Taking Business Risks With Your IT Budget

New IT-enabled business models can be created only when CIOs take risks, says Vinnie Mirchandani, an expert in outsourcing and author of a book on disruptive technologies.

Are today’s CIOs more innovative than they were 10 years ago?

Absolutely. But it’s only 20 percent to 30 percent of CIOs who are innovative. More want to be, but organizations don’t let them.

Why do you say that?

Twenty years of history. In the 1980s, we talked about IT as a competitive advantage, like with Sabre, [American Airlines’ breakthrough reservation system]. In the 1990s, we didn’t hear much of that at all, and IT started reporting to CFOs. In the early 2000s, the CFO made IT a compliance function for auditing and security.

We’ve beaten the innovation out of CIOs at many companies. We want them to be risk mitigators, not innovators. People are afraid to be associated with any failure. They buy IT from vendors that are safe choices. They know they’re overspending, yet they do it anyway. Cloud computing is an opportunity to break that cycle.

How can a CIO change this situation?

Some have CEOs who have gone to them and said, “I want you to do this.” Others have to claw to get a meeting with the CEO every month.

The best thing they could do is get out from under the CFO. Go to your CEO and say, “I want to report to you.” Make sure the CFO doesn’t stand in the way. Some CIOs will get fired for doing that. Others will get a chance.

What are the ­ingredients for ­innovating with IT?

First, a forward-thinking CIO who is very cognizant of what they’re getting from their vendors. The shocking thing about corporate IT is that without realizing it, 85 percent to 90 percent of the IT spend is with a vendor, including outsourcers and the staff you buy from them.

Why is that bad?

When you’re spending 90 percent of your money with a vendor, you have only a sliver left for [internal] talent—yet it’s with your own internal talent that you can innovate. There’s very little left for CIOs to innovate with.

The more progressive CIOs are saying they’ve overdone it with outsourcing and are starting to hire their own enterprise architects and business analysts and other strategic resources.

What kind of ­strategic skills are most ­important now?

Those for custom development projects in social networking, cloud computing, mobile, sensors, analytics and service-oriented architecture.

[Those who outsource ask themselves], “Should I just let IBM or whoever [run my IT]?” Now, many are saying that’s not a very smart thing. They’ve seen the results from those vendors already and they want to hold on to what could be a competitive advantage.
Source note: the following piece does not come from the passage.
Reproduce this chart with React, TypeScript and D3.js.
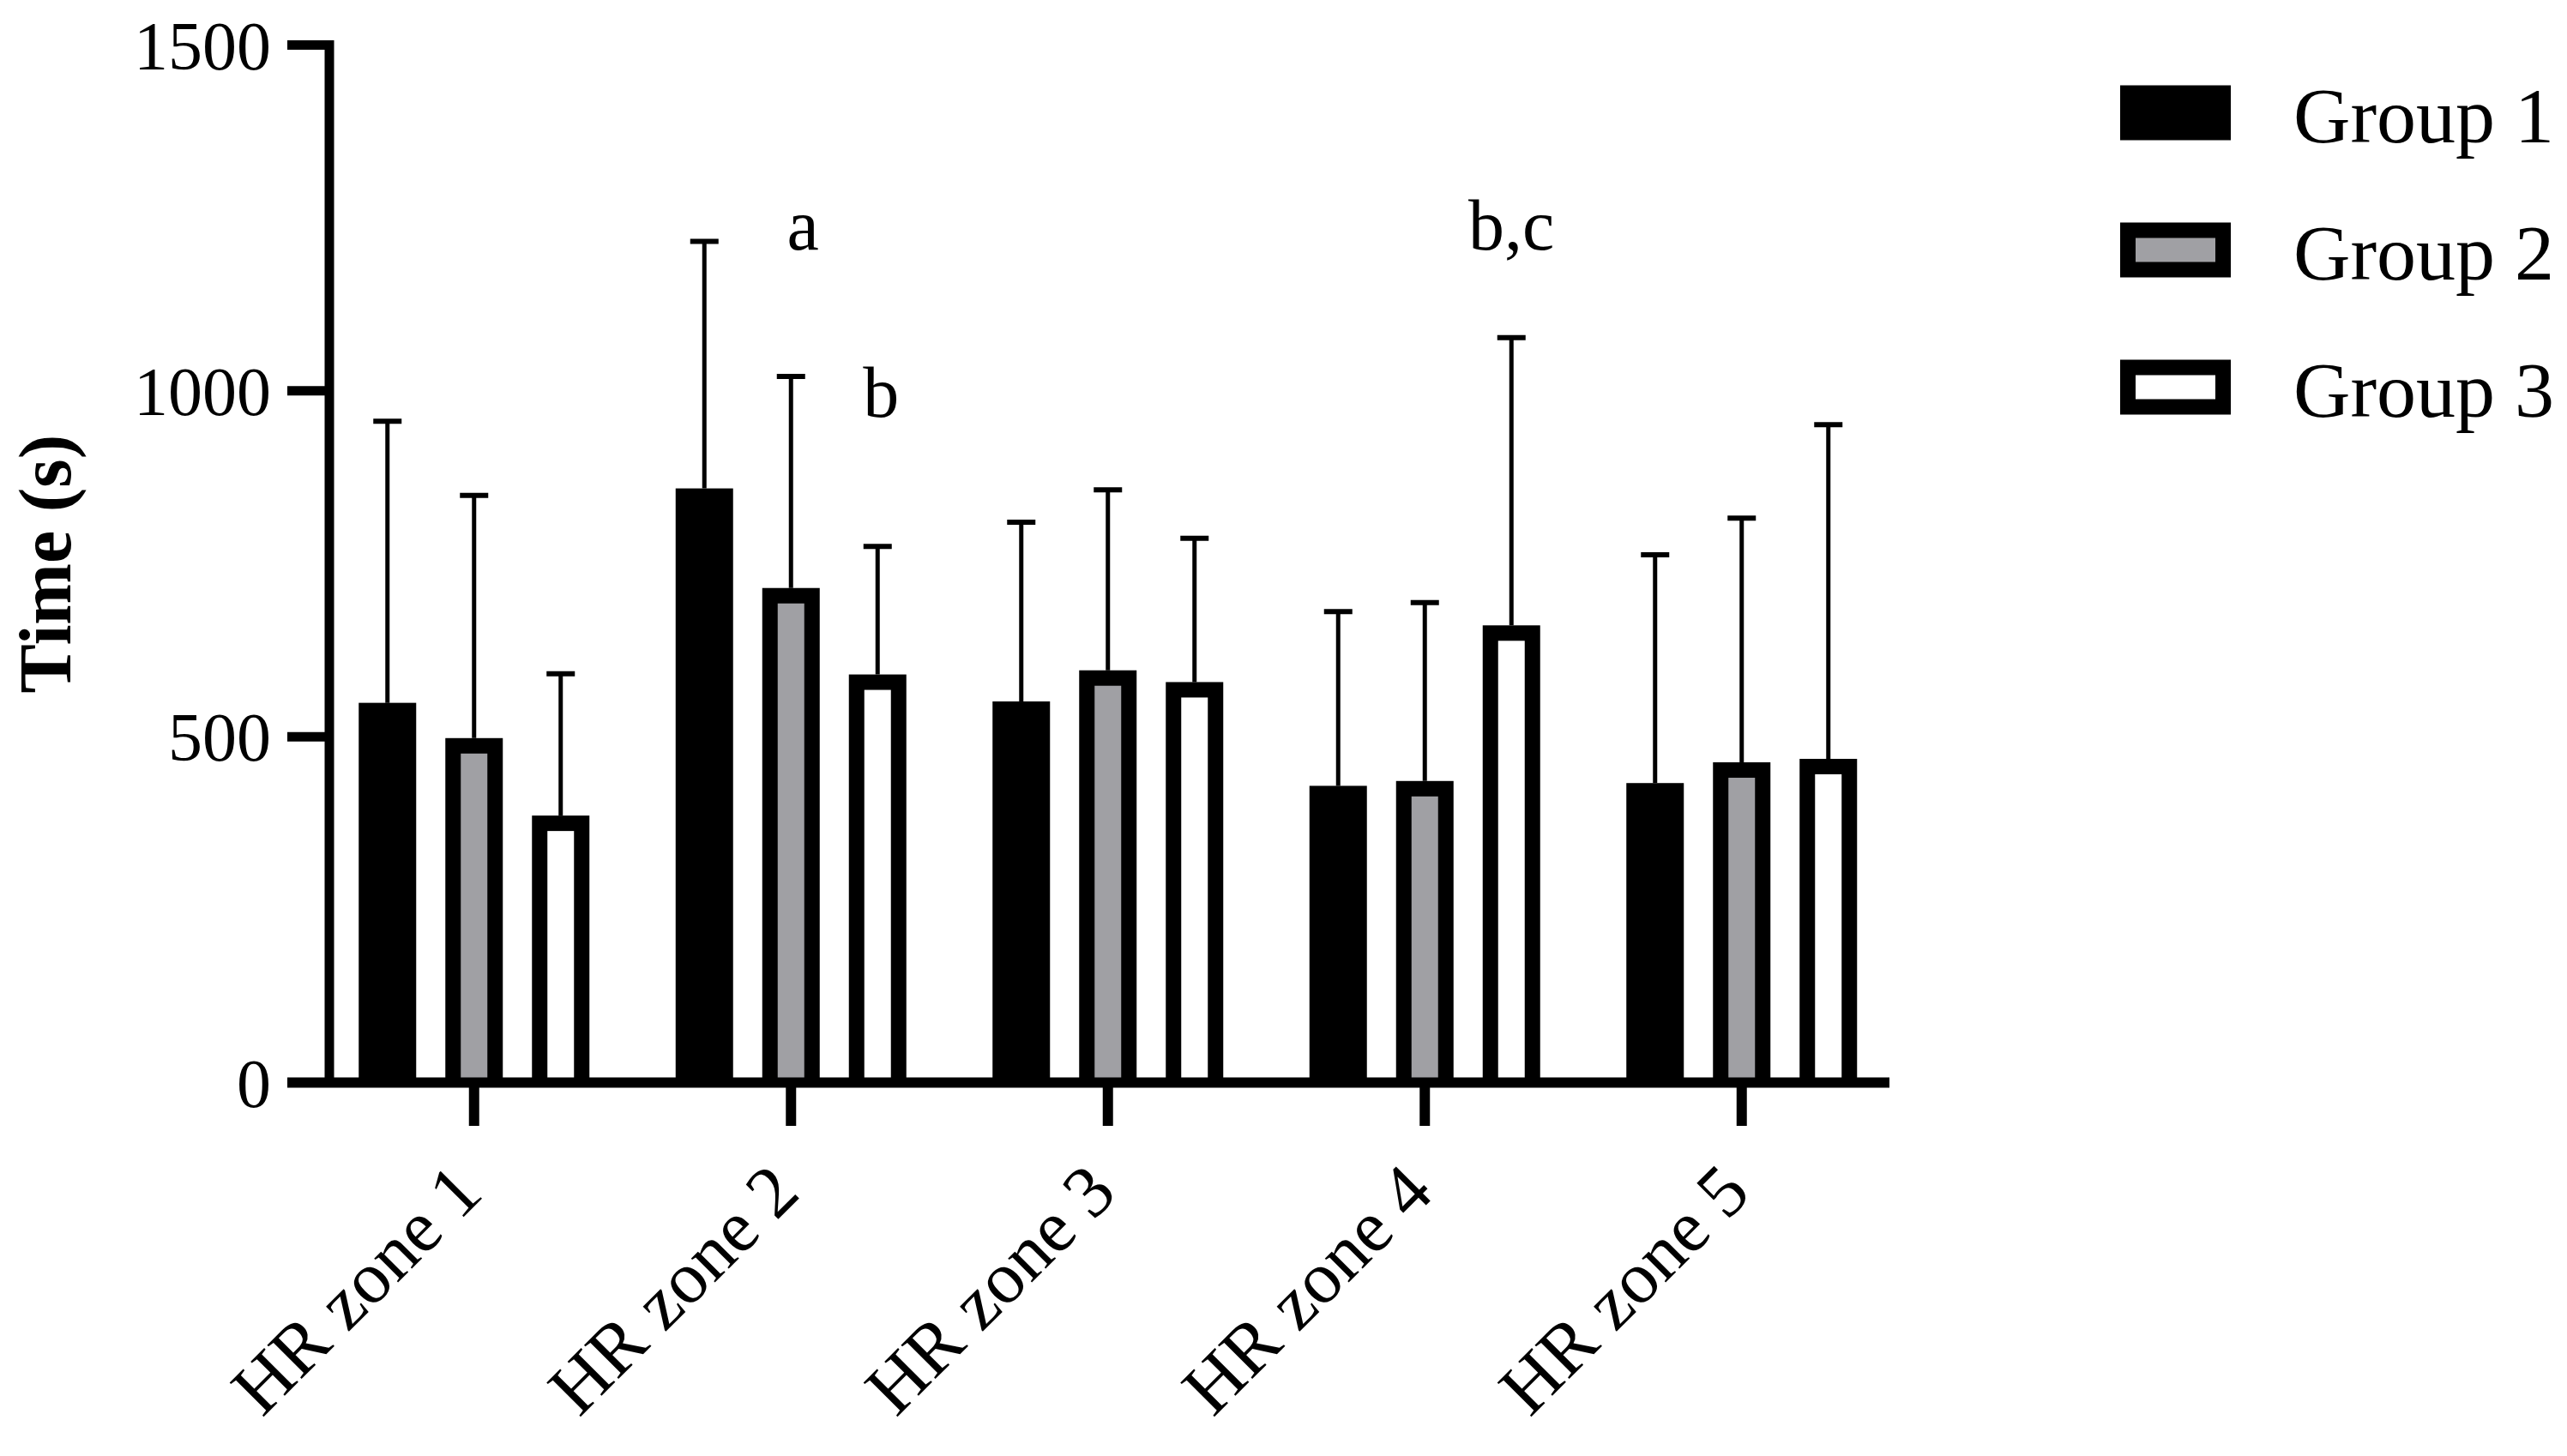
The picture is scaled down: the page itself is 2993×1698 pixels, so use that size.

What other aspects of how IT works and how ­technology is bought inhibit ­innovation?

One of the problems with IT over last 10 years is that we have created routines. Send IBM a monthly check. Write Oracle an annual maintenance check. Year after year, we write those checks, like entitlements.

The cloud promise is, I can use it as I need it. That is a huge potential change in the way IT operates.

I know of one big, big website whose traffic spikes on Sunday evenings, so they get extra capacity from Amazon. An Indian company I know of does payroll by renting three hours of processing time per month from Amazon. They don’t need their own servers for that now.

[But] CIOs resist it. It’s not secure, they say. It’s not always available. CIOs say cloud vendors go down too often.

I know CIOs who haven’t run a full disaster-recovery drill for years and turn around and say that the cloud isn’t production-ready. We have a lot of hang-ups.

Vinnie Mirchandani is founder of Deal Architect, an IT negotiations advisory firm, and author of The New Polymath: Profiles in ­Compound-Technology Innovations.